Тогда мужики-партийцы дружно хохотали, поскольку сами могли любить жен, могли делать свое мужское дело, могли жить и радоваться. Так вот, старик Ракович не столько за здоровье сына переживал, тот закаленный, обкатанный, рюмку-другую шандарахнет и утром свежий, как огурчик. Щемило сердце старика Раковича за внуков. Когда грянул Чернобыль, старшему, Максимке, исполнилось семь лет, младшему, Николке, названному в честь деда, — пять годиков. Вот их здоровье и беспокоило Николая Раковича. Каждое лето, а также на зимние каникулы, он забирал внуков к себе, в Беседовичи, считавшиеся чистыми от радиации, обеспечивал сынову семью молоком, всякими овощами. Фронтовик Николай Ракович, трижды раненный, контуженный, почти уже полвека проживший с перебитым плечом, как птица с раненым крылом, хотел дождаться правнуков.

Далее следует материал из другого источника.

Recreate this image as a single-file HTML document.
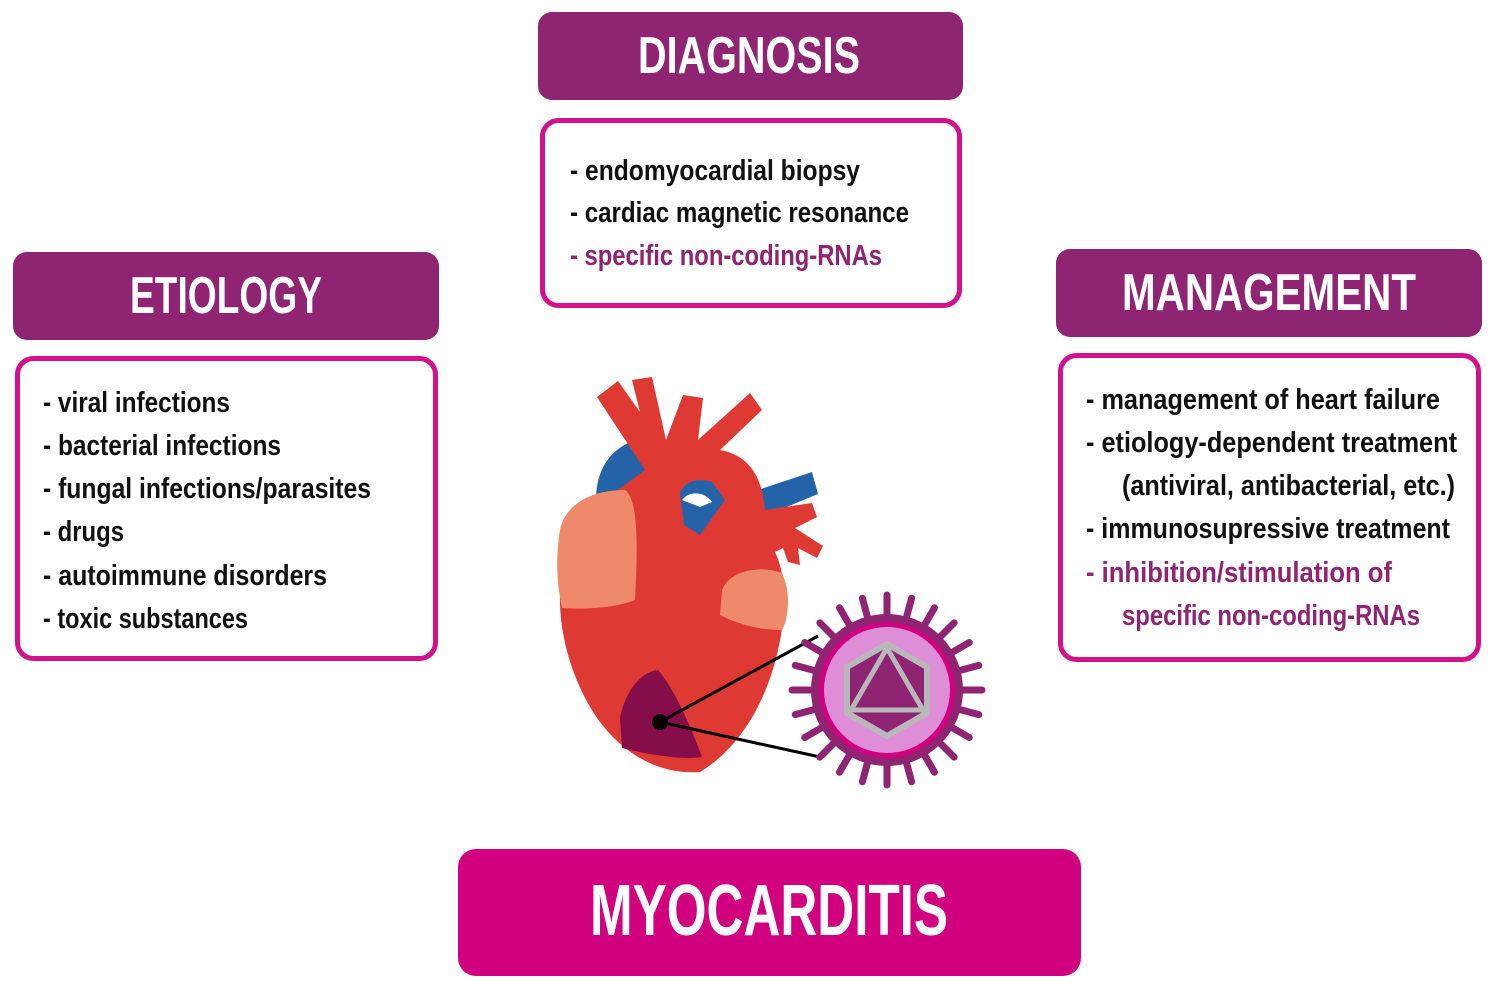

Старик Ракович болезненно переживал события в Москве во время ГКЧП, запрет КПСС, понимал, что этим не кончится. Что впереди ждет другая беда. Он чувствовал, что могучая сверхдержава — Советский Союз — уже дышит как загнанная лошадь перед кончиной. Ракович порадовался, что сын не опустился на дно, как многие партийные работники, некоторые и на тот свет сошли, а сел надежно в кресло руководителя советской власти, остался первым человеком в районе. Вон Андрей Сахута, какой высокий был начальник, а в Минске не нашел работы, вынужден был вернуться лесничим в радиационную зону. Сахуту он помнил с того незабываемого вечера, когда в Беседовичах открывали новый клуб. Тогда Ракович весь вечер плясал наравне с молодыми, а то и лучше их, поскольку в танце падеспань он крутил свою партнершу так залихватски, как не умел никто из молодых.